Subject: Re: The term "intellectual property" considered useful
From: "Forrest J. Cavalier III" <mibsoft@mibsoftware.com>
Date: Thu, 04 May 2006 09:37:31 -0400

Stephen J. Turnbull wrote:

> Do you have any anecdotes involving Richard Posner, Larry Rosen, Larry
> Lessig, Eben Moglen, or yourself you'd like to present?  If there are
> traps of generalization any of those experts (or experts of similar
> stature) have fallen into, I'll be quite likely to concede your point.
> 
> Can you document ordinary people making an honest effort to understand
> the differences among the laws, and nonetheless falling into false
> generalizations?  Again I'd concede your point.

Do you have any anecdotes involving ordinary people working to discuss
and reform ineffective laws and practices (that give unjust preference to 
individuals) when those people do not understand the laws?

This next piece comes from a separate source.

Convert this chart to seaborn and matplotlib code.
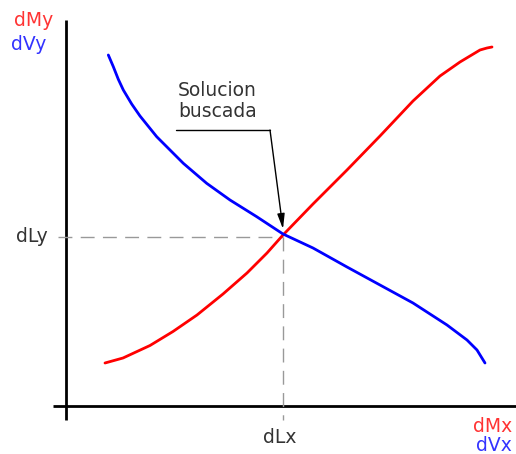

You argue against bad propaganda, and false generalizations, but bad propaganda 
is by definition a deliberate partial truth meant to persuade.

How is being MORE specific, by avoiding the term "intellectual property", bad 
propaganda? [1]  Isn't it the other way around?

Forrest

[1] - Many people use the word "propaganda" to mean "bad or misleading 
propaganda."  The definition includes no negative connotation.